What you need to do —
Output the material word for word. Leave each picture out.

=-=-=-=-=

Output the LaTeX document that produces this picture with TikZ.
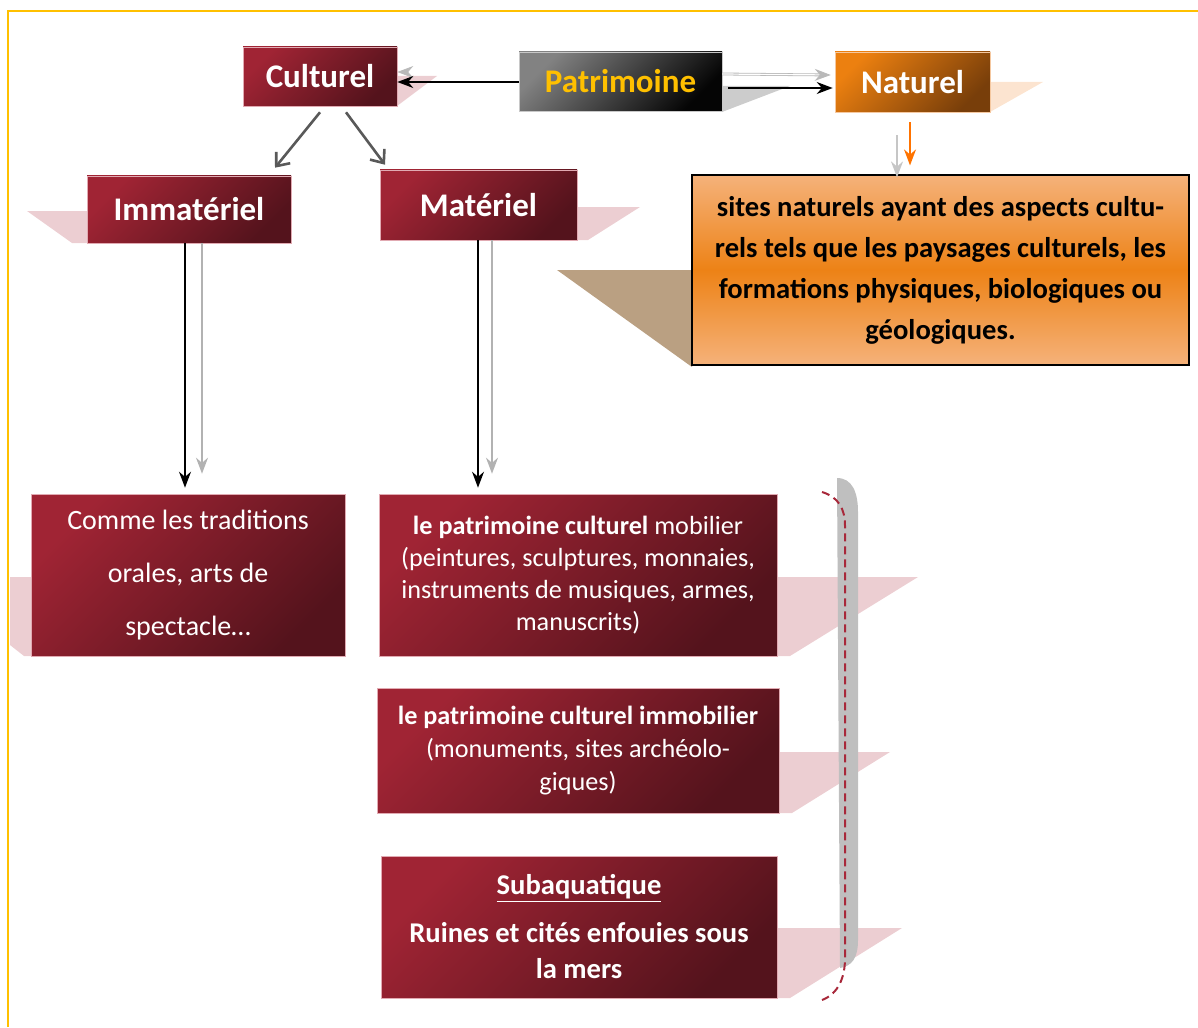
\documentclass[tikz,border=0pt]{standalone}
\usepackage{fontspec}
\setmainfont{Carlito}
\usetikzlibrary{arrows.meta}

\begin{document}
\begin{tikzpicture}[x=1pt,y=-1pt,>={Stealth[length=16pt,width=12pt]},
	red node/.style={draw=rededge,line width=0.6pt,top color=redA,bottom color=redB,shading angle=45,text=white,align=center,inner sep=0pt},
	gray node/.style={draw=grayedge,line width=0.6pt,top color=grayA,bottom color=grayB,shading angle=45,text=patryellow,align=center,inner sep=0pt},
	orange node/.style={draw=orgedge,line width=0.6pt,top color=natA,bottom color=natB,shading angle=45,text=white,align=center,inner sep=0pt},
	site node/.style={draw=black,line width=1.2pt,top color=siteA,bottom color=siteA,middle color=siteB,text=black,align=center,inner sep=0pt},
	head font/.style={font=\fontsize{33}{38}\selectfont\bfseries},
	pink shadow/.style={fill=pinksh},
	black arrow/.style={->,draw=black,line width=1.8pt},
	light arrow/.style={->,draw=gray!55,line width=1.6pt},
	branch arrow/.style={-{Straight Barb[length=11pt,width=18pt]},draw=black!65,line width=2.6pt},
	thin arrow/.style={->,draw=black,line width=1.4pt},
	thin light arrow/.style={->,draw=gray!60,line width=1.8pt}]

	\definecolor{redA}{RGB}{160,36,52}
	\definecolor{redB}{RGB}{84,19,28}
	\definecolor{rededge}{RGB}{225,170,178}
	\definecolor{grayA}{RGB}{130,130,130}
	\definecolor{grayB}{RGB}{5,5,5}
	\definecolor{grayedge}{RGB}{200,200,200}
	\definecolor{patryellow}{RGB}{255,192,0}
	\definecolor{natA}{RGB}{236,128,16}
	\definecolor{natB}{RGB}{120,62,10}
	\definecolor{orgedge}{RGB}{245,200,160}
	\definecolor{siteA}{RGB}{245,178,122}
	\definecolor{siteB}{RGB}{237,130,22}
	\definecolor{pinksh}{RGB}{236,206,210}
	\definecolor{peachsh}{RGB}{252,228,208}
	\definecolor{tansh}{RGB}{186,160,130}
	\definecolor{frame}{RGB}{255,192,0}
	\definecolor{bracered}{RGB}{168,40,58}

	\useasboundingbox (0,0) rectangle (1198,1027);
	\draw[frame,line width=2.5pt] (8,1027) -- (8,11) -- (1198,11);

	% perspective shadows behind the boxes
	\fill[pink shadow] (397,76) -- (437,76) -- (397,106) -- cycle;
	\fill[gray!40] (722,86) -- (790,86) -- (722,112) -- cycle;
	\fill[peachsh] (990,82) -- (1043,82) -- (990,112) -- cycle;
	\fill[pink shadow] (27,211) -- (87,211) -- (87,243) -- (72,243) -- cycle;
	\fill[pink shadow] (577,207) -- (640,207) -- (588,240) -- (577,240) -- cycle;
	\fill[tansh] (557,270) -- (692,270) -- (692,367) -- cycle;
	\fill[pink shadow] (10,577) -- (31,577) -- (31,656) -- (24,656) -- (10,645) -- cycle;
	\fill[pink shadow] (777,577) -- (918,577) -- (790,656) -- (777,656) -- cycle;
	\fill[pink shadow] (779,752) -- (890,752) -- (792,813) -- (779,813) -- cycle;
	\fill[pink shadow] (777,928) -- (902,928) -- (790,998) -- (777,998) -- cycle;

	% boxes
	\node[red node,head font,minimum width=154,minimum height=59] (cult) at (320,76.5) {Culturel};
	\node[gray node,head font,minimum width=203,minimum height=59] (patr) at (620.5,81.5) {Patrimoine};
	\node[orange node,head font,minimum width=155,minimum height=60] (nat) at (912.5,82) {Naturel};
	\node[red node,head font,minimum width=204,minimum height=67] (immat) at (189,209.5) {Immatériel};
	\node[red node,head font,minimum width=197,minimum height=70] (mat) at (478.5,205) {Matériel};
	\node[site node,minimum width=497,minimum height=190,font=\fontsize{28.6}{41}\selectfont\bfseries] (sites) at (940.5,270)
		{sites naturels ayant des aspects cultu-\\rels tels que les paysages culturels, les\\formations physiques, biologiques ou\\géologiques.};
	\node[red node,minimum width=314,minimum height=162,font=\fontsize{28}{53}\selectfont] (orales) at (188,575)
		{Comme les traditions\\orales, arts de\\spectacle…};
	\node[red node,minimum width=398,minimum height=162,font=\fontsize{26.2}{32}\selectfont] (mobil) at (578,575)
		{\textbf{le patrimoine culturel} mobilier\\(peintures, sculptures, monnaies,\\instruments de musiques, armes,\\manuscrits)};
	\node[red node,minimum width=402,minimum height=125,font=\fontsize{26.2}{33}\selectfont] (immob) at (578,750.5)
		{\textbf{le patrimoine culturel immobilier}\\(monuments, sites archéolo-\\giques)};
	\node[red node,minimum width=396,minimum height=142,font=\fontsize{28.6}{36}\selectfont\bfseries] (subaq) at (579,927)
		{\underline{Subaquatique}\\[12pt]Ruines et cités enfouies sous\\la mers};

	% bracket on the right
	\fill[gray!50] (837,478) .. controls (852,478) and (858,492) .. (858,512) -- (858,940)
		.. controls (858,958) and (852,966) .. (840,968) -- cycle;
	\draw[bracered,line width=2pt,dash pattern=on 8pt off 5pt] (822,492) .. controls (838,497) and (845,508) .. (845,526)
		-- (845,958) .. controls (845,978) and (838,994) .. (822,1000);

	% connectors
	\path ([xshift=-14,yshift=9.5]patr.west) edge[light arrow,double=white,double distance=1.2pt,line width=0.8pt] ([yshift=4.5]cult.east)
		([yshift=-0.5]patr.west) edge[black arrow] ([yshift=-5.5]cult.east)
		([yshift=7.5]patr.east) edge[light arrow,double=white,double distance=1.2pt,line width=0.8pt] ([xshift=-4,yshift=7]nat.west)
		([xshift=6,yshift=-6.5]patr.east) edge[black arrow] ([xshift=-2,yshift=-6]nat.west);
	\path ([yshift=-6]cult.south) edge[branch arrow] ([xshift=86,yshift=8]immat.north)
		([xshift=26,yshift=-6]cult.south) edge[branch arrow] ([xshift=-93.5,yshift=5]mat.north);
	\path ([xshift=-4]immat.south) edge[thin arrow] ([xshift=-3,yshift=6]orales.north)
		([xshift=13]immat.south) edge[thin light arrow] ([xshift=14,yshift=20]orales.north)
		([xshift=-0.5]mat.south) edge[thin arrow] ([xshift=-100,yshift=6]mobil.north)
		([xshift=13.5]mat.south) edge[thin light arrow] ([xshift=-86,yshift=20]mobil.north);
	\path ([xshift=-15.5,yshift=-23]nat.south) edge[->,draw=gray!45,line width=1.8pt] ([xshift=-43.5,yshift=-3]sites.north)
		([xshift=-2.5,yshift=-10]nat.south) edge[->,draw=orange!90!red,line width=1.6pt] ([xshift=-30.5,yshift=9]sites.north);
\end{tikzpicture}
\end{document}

=-=-=-=-=

Full solution —
Output the LaTeX document that produces this picture with TikZ.
\documentclass[tikz,border=0pt]{standalone}
\usepackage{fontspec}
\setmainfont{Carlito}
\usetikzlibrary{arrows.meta}

\begin{document}
\begin{tikzpicture}[x=1pt,y=-1pt,>={Stealth[length=16pt,width=12pt]},
	red node/.style={draw=rededge,line width=0.6pt,top color=redA,bottom color=redB,shading angle=45,text=white,align=center,inner sep=0pt},
	gray node/.style={draw=grayedge,line width=0.6pt,top color=grayA,bottom color=grayB,shading angle=45,text=patryellow,align=center,inner sep=0pt},
	orange node/.style={draw=orgedge,line width=0.6pt,top color=natA,bottom color=natB,shading angle=45,text=white,align=center,inner sep=0pt},
	site node/.style={draw=black,line width=1.2pt,top color=siteA,bottom color=siteA,middle color=siteB,text=black,align=center,inner sep=0pt},
	head font/.style={font=\fontsize{33}{38}\selectfont\bfseries},
	pink shadow/.style={fill=pinksh},
	black arrow/.style={->,draw=black,line width=1.8pt},
	light arrow/.style={->,draw=gray!55,line width=1.6pt},
	branch arrow/.style={-{Straight Barb[length=11pt,width=18pt]},draw=black!65,line width=2.6pt},
	thin arrow/.style={->,draw=black,line width=1.4pt},
	thin light arrow/.style={->,draw=gray!60,line width=1.8pt}]

	\definecolor{redA}{RGB}{160,36,52}
	\definecolor{redB}{RGB}{84,19,28}
	\definecolor{rededge}{RGB}{225,170,178}
	\definecolor{grayA}{RGB}{130,130,130}
	\definecolor{grayB}{RGB}{5,5,5}
	\definecolor{grayedge}{RGB}{200,200,200}
	\definecolor{patryellow}{RGB}{255,192,0}
	\definecolor{natA}{RGB}{236,128,16}
	\definecolor{natB}{RGB}{120,62,10}
	\definecolor{orgedge}{RGB}{245,200,160}
	\definecolor{siteA}{RGB}{245,178,122}
	\definecolor{siteB}{RGB}{237,130,22}
	\definecolor{pinksh}{RGB}{236,206,210}
	\definecolor{peachsh}{RGB}{252,228,208}
	\definecolor{tansh}{RGB}{186,160,130}
	\definecolor{frame}{RGB}{255,192,0}
	\definecolor{bracered}{RGB}{168,40,58}

	\useasboundingbox (0,0) rectangle (1198,1027);
	\draw[frame,line width=2.5pt] (8,1027) -- (8,11) -- (1198,11);

	% perspective shadows behind the boxes
	\fill[pink shadow] (397,76) -- (437,76) -- (397,106) -- cycle;
	\fill[gray!40] (722,86) -- (790,86) -- (722,112) -- cycle;
	\fill[peachsh] (990,82) -- (1043,82) -- (990,112) -- cycle;
	\fill[pink shadow] (27,211) -- (87,211) -- (87,243) -- (72,243) -- cycle;
	\fill[pink shadow] (577,207) -- (640,207) -- (588,240) -- (577,240) -- cycle;
	\fill[tansh] (557,270) -- (692,270) -- (692,367) -- cycle;
	\fill[pink shadow] (10,577) -- (31,577) -- (31,656) -- (24,656) -- (10,645) -- cycle;
	\fill[pink shadow] (777,577) -- (918,577) -- (790,656) -- (777,656) -- cycle;
	\fill[pink shadow] (779,752) -- (890,752) -- (792,813) -- (779,813) -- cycle;
	\fill[pink shadow] (777,928) -- (902,928) -- (790,998) -- (777,998) -- cycle;

	% boxes
	\node[red node,head font,minimum width=154,minimum height=59] (cult) at (320,76.5) {Culturel};
	\node[gray node,head font,minimum width=203,minimum height=59] (patr) at (620.5,81.5) {Patrimoine};
	\node[orange node,head font,minimum width=155,minimum height=60] (nat) at (912.5,82) {Naturel};
	\node[red node,head font,minimum width=204,minimum height=67] (immat) at (189,209.5) {Immatériel};
	\node[red node,head font,minimum width=197,minimum height=70] (mat) at (478.5,205) {Matériel};
	\node[site node,minimum width=497,minimum height=190,font=\fontsize{28.6}{41}\selectfont\bfseries] (sites) at (940.5,270)
		{sites naturels ayant des aspects cultu-\\rels tels que les paysages culturels, les\\formations physiques, biologiques ou\\géologiques.};
	\node[red node,minimum width=314,minimum height=162,font=\fontsize{28}{53}\selectfont] (orales) at (188,575)
		{Comme les traditions\\orales, arts de\\spectacle…};
	\node[red node,minimum width=398,minimum height=162,font=\fontsize{26.2}{32}\selectfont] (mobil) at (578,575)
		{\textbf{le patrimoine culturel} mobilier\\(peintures, sculptures, monnaies,\\instruments de musiques, armes,\\manuscrits)};
	\node[red node,minimum width=402,minimum height=125,font=\fontsize{26.2}{33}\selectfont] (immob) at (578,750.5)
		{\textbf{le patrimoine culturel immobilier}\\(monuments, sites archéolo-\\giques)};
	\node[red node,minimum width=396,minimum height=142,font=\fontsize{28.6}{36}\selectfont\bfseries] (subaq) at (579,927)
		{\underline{Subaquatique}\\[12pt]Ruines et cités enfouies sous\\la mers};

	% bracket on the right
	\fill[gray!50] (837,478) .. controls (852,478) and (858,492) .. (858,512) -- (858,940)
		.. controls (858,958) and (852,966) .. (840,968) -- cycle;
	\draw[bracered,line width=2pt,dash pattern=on 8pt off 5pt] (822,492) .. controls (838,497) and (845,508) .. (845,526)
		-- (845,958) .. controls (845,978) and (838,994) .. (822,1000);

	% connectors
	\path ([xshift=-14,yshift=9.5]patr.west) edge[light arrow,double=white,double distance=1.2pt,line width=0.8pt] ([yshift=4.5]cult.east)
		([yshift=-0.5]patr.west) edge[black arrow] ([yshift=-5.5]cult.east)
		([yshift=7.5]patr.east) edge[light arrow,double=white,double distance=1.2pt,line width=0.8pt] ([xshift=-4,yshift=7]nat.west)
		([xshift=6,yshift=-6.5]patr.east) edge[black arrow] ([xshift=-2,yshift=-6]nat.west);
	\path ([yshift=-6]cult.south) edge[branch arrow] ([xshift=86,yshift=8]immat.north)
		([xshift=26,yshift=-6]cult.south) edge[branch arrow] ([xshift=-93.5,yshift=5]mat.north);
	\path ([xshift=-4]immat.south) edge[thin arrow] ([xshift=-3,yshift=6]orales.north)
		([xshift=13]immat.south) edge[thin light arrow] ([xshift=14,yshift=20]orales.north)
		([xshift=-0.5]mat.south) edge[thin arrow] ([xshift=-100,yshift=6]mobil.north)
		([xshift=13.5]mat.south) edge[thin light arrow] ([xshift=-86,yshift=20]mobil.north);
	\path ([xshift=-15.5,yshift=-23]nat.south) edge[->,draw=gray!45,line width=1.8pt] ([xshift=-43.5,yshift=-3]sites.north)
		([xshift=-2.5,yshift=-10]nat.south) edge[->,draw=orange!90!red,line width=1.6pt] ([xshift=-30.5,yshift=9]sites.north);
\end{tikzpicture}
\end{document}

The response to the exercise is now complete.